LITERATUR

Hunde vor bröckelnden Fassaden

Gerhard Roth als Fotograf: Seine Venedig-Bilder stechen aus der Flut der Bildbände nicht hervor.

Gerhard Roth liebt es bekanntlich, seine Romane in Zyklen anzulegen. Seine jüngsten Romane sind durch den Ort der Handlung, durch Venedig, miteinander verknüpft. Bekannt ist auch, dass dieser Autor seine schriftstellerische Arbeit seit je durch Fotografieren begleitet hat. Das Ergebnis mag mancherlei Funktion haben. Dem Schreibenden können die Fotos als Gedächtnisstütze dienen, als Inspiration, die einen Wirklichkeitseindruck verlängert und transformiert, als Verführung zum mikroskopischen Blick, der in Roths Prosa oft nicht nur den Stil bestimmt, sondern sogar thematisiert wird. Für den Leser mögen die Fotos Illustrationen, visuelle Ergänzungen zum Wort sein oder auch einfach Kunstwerke „in their own right“, Fotos eben.

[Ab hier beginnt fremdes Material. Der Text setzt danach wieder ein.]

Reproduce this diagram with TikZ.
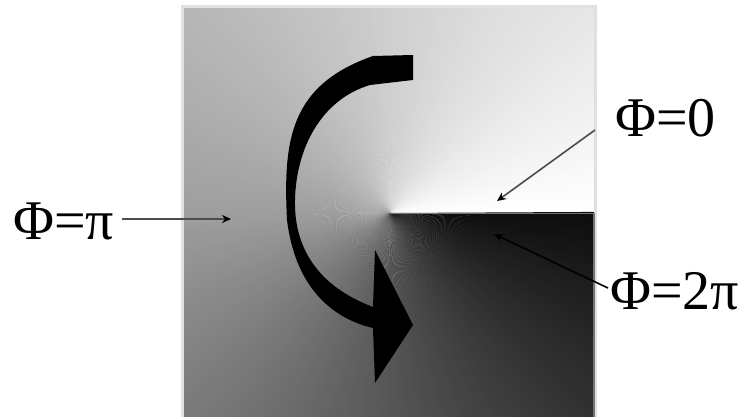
\documentclass[tikz,border=0pt]{standalone}
\usepackage{fontspec}
\setmainfont{Liberation Serif}
\usetikzlibrary{arrows.meta}
\begin{document}
\begin{tikzpicture}[x=1pt,y=-1pt,
  lbl/.style={anchor=base west,inner sep=0pt,font=\fontsize{56}{60}\selectfont},
  ptr/.style={draw=black!70,line width=1.6pt,-{Stealth[length=9pt,width=8pt,black]}}]
\useasboundingbox (0,0) rectangle (742,417);
\coordinate (C) at (390,213);
% phase-shaded square
\begin{scope}
\clip (181,6) rectangle (596,417);
\foreach \a in {0,...,359}{
  \pgfmathsetmacro{\k}{\a<=180 ? 0.2111*\a : 38+0.3167*(\a-180)}
  \fill[black!\k] (C) -- +(\a:700pt) -- +(\a+1.3:700pt) -- cycle;
}
\end{scope}
\draw[black!12,line width=3pt] (182,7) rectangle (595,418);
\draw[black!55,line width=1.5pt] (390,213.5) -- (594,213.5) -- (594,417);
% curved arrow
\fill[black] (413,55) -- (413,80) -- (370,85)
  .. controls (320,100) and (296,150) .. (295,200)
  .. controls (294,245) and (315,285) .. (373,307)
  -- (375,250) -- (413,325) -- (375,383) -- (373,328)
  .. controls (330,318) and (295,285) .. (287,220)
  .. controls (283,140) and (290,85) .. (373,56) -- cycle;
% labels
\node[lbl] (tpi) at (13,239) {Φ=π};
\node[lbl] (t0) at (615,137) {Φ=0};
\node[lbl] (t2pi) at (610,309) {Φ=2π};
\coordinate (ppi) at (231,219);
\coordinate (p0) at (497,201);
\coordinate (p2pi) at (494,234);
\draw[ptr] ([shift={(8,-20)}]tpi.base east) -- (ppi);
\draw[ptr] ([shift={(-20,-7)}]t0.base west) -- (p0);
\draw[ptr,draw=black] ([shift={(-2,-21)}]t2pi.base west) -- (p2pi);
\end{tikzpicture}
\end{document}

Jetzt ist ein prächtiger Band erschienen mit dem schlichten Titel „Venedig“ und demetwas großsprecherischen Untertitel „Ein Spiegelbild der Menschheit“ (ließe sich der nicht auch auf Peking, Paris oder New York anwenden?). Ein Plan mit Markierungen auf dem Vorsatzblatt trägt die Aufschrift „Gerhard Roths Wegpunkte in Venedig und der Lagune“. Das rechtfertigt die Erwartung einer Bindung von Roths Fotos an einschlägige Romane. Sagen wir es unverblümt: Die Erwartung wird nicht eingelöst. Zahlreiche Motive gehören zum Kanon der Venedig-Ikonografie, eine spezifische Roth'sche Perspektive ist nur selten auszumachen.